I have much lower queries-to-checks ratio than you are seeing. I will say I’m not using influxdb…maybe could you disable that and re-enable ido-mysql briefly?

active_service_checks_15min	                1,397.00
idomysqlconnection_ido-mysql_queries_15mins	5,783.00

Yea I’m not sure what is going on, but feel it may be an issue with MariaDB. After doing a lot of reading it seems others are having similar issues with large writes to the HDD.

I disabled ido-mysql feature, but still had icinga-director as a service running and found it was producing the same large write results. I’ve disabled icinga-director and disabled ido-mysql and it has removed the heavy write issue. In comparison, influxdb has used about 50Mb of writes where ido-mysql would be up to about 10GB.

I did disabled influx and run ido solely, but that didn’t change anything.

How about using the icingadb? I’ve heard mixed things about it, does it work in with icingaweb2 and how would I go about that?

It’s certainly not an issue with MariaDB as it will not run queries on its own against the Icinga2 database. I have not seen this myself, so I am trying to learn more about it to troubleshoot it.
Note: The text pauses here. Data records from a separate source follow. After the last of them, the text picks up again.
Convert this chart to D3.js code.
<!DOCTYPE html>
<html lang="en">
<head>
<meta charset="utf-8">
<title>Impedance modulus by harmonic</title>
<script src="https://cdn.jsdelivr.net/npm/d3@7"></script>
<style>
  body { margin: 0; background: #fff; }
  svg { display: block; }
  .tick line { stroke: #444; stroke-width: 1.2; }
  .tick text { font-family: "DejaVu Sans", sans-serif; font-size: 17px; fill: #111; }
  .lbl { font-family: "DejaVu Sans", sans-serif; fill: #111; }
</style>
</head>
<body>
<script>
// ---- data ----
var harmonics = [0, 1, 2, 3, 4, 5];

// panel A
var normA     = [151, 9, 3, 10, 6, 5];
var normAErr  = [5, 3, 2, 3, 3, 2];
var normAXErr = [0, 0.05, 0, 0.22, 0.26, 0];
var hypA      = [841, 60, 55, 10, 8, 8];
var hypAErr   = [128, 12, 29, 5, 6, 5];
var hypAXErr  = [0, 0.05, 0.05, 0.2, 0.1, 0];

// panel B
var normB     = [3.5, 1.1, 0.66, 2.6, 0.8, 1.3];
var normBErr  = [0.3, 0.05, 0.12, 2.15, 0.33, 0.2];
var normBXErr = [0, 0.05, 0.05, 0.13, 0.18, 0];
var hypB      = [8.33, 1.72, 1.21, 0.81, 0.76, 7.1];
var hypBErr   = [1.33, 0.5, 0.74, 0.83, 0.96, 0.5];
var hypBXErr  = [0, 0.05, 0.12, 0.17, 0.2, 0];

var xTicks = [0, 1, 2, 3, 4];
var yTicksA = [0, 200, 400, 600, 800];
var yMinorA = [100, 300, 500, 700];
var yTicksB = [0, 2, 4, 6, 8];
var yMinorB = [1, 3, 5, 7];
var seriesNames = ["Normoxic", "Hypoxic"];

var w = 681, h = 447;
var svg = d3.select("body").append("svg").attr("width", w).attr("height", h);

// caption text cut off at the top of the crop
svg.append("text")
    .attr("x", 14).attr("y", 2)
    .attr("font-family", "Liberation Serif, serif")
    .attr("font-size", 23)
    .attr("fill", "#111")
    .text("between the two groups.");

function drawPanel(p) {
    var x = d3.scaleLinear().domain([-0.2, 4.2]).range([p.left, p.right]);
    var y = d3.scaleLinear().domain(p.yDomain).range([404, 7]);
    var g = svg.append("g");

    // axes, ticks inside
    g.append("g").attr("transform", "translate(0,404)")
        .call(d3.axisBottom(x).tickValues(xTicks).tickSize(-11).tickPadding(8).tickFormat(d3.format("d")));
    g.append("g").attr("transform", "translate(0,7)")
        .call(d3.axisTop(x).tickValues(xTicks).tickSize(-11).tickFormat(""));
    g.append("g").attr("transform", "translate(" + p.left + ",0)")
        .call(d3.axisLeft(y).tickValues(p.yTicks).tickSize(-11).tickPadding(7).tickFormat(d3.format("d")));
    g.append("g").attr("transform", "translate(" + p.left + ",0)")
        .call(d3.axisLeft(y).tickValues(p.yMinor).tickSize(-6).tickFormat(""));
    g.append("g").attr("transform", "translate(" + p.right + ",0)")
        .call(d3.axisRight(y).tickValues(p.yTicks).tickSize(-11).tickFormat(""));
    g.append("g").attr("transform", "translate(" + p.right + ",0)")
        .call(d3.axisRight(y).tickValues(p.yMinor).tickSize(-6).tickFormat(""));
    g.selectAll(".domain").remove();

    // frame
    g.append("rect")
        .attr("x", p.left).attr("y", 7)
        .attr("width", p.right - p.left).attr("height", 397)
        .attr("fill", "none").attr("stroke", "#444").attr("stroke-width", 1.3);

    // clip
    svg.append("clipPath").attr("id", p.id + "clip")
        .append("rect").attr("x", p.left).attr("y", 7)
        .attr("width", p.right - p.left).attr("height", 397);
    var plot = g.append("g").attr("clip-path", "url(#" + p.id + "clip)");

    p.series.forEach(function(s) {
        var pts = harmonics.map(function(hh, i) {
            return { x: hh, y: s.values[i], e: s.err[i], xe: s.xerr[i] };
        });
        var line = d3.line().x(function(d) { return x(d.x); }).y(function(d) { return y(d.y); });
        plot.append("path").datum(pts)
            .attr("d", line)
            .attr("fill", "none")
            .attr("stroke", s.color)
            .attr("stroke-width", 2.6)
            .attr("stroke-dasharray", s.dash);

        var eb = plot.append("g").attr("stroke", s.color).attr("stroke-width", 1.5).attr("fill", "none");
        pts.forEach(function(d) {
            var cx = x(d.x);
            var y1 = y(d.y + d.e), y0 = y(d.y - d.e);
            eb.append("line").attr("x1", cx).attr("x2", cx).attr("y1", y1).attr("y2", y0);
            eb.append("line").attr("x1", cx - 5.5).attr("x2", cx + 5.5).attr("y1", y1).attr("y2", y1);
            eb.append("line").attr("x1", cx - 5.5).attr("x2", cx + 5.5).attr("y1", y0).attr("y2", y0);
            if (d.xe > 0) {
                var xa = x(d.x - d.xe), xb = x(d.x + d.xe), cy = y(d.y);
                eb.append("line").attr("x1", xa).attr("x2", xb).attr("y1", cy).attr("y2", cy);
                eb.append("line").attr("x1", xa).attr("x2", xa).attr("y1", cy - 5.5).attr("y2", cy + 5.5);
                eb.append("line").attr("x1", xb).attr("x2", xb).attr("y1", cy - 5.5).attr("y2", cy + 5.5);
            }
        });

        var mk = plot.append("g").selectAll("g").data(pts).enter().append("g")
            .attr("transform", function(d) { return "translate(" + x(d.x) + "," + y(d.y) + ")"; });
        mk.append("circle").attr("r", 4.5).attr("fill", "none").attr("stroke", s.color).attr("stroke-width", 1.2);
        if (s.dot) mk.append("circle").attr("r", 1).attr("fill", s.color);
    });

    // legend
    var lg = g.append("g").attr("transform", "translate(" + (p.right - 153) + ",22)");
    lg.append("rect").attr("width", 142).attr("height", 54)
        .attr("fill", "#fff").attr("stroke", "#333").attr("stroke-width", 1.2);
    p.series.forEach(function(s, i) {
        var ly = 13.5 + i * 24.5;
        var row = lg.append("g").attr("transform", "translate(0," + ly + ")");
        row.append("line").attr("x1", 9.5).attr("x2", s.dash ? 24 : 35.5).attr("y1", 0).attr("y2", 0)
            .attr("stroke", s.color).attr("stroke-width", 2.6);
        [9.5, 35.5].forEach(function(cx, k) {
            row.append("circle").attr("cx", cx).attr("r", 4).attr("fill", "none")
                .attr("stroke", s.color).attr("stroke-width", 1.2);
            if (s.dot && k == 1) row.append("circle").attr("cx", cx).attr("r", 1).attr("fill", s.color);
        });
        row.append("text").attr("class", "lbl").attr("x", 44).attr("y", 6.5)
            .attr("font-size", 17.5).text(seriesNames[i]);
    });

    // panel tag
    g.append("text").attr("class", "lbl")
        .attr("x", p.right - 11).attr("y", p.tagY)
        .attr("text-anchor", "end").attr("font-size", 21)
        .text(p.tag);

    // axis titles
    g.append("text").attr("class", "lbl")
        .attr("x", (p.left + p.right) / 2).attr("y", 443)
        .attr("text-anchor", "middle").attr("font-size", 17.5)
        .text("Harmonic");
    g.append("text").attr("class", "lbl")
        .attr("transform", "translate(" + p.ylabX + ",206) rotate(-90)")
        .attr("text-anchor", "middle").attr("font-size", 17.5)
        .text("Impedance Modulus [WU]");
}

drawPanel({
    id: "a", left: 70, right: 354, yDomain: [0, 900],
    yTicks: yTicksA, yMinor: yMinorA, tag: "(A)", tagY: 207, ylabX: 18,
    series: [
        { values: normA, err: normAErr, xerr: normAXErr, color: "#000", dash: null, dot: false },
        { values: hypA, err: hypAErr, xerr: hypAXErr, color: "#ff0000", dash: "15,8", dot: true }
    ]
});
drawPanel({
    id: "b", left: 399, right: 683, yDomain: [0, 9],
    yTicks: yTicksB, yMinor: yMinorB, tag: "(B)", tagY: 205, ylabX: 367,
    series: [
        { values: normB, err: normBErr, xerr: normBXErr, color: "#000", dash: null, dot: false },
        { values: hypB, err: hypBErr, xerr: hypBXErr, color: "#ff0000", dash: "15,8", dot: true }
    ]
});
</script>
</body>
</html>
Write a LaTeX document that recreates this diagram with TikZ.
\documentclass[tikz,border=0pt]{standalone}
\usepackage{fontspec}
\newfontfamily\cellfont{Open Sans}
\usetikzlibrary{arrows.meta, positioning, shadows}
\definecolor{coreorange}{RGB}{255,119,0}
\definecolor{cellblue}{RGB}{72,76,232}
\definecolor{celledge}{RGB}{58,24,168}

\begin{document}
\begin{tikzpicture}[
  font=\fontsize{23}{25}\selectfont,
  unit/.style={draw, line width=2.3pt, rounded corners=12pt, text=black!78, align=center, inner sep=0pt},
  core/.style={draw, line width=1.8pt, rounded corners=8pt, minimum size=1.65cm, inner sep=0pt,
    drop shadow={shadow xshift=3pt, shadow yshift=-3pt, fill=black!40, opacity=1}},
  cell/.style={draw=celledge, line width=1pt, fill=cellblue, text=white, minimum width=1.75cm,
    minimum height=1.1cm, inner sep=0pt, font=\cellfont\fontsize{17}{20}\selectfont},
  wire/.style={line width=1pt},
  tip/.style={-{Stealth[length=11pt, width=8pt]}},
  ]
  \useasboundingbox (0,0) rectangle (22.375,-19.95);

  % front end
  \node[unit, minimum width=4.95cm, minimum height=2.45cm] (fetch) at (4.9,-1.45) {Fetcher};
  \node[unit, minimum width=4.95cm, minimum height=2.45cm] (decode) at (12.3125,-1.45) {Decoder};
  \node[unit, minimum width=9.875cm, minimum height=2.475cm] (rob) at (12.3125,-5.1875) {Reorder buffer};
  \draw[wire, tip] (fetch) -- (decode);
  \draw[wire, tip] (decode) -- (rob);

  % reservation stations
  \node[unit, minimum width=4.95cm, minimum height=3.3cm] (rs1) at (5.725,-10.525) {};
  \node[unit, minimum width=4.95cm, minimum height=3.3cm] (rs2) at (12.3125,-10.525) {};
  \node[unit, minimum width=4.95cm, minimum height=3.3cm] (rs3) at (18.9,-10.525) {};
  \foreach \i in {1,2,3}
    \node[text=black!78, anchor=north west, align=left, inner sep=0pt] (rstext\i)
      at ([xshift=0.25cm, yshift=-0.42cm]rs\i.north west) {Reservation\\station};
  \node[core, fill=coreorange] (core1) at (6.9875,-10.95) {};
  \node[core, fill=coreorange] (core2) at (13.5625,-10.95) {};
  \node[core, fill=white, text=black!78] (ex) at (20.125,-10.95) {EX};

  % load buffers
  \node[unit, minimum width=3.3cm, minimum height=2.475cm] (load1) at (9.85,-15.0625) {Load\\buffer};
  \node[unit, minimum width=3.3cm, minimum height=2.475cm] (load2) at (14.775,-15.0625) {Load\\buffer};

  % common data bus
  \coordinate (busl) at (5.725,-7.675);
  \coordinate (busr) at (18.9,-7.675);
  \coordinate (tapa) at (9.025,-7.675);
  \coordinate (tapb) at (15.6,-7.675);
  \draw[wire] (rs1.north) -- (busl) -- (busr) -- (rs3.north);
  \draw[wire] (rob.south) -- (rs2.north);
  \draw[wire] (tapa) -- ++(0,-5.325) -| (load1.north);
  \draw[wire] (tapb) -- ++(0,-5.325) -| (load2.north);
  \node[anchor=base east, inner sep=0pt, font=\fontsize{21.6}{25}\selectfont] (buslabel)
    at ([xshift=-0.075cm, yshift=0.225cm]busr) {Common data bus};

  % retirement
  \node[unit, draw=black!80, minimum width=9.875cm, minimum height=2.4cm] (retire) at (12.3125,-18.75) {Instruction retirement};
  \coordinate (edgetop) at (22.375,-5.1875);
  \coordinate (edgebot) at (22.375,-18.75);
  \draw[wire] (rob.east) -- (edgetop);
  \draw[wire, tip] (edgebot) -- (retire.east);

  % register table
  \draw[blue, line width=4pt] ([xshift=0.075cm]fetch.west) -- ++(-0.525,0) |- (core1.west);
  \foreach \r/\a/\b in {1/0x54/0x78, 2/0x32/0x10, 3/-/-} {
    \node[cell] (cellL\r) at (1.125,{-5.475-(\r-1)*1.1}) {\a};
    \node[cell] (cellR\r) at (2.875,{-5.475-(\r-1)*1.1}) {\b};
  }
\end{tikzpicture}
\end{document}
The measurement of writes (10 GB) is off to me, so I’m not sure that’s useful. I haven’t used icingadb.

I just wonder if mariadb is rewriting major parts of the table file when a line is deleted or updated? Watching iotop there are moments where it jumps 4-5MB in the accumulated write field.

The measurement of 10GB is calculating what iotop -aoP is reporting for mysql with a couple of hours of monitoring it.

My temp solution… move mariadb to tmpfs and rsync it once a day or so.

Expanding @eternalliving’s mention of tmpfs into a quick and dirty homelab workaround:

Setup:

/etc/init.d/mysql stop
mv /var/lib/mysql /var/lib/mysql.ondisk

Script at /usr/local/ramdb.sh (remember to chmod +x it):

#!/bin/bash

if [ "$(mount | grep mysql)" != "" ] ; then
      echo "[>] Backing up database from memory to disk"
      rsync -varP /var/lib/mysql/ /var/lib/mysql-ondisk/
      exit
fi      
echo "[>] Restoring database from disk to memory"
/etc/init.d/mysql stop
echo "[>] Creating ramdisk"
mount -t tmpfs tmpfs /var/lib/mysql -o nodev,size=1G
echo "[>] Copying MySQL directory to ramdisk"
rsync -varP /var/lib/mysql-ondisk/ /var/lib/mysql

echo "[>] Starting MySQL"
/etc/init.d/mysql start

Added to crontab:

@hourly root /usr/local/bin/ramdb.sh
@reboot root /usr/local/bin/ramdb.sh

Works in a LXC container on Proxmox.
Obviously this method carries its risks, and is not suitable for a production environment unless you really know what you are doing and have daily backups in case the database “save” rsync is inconsistent/corrupt.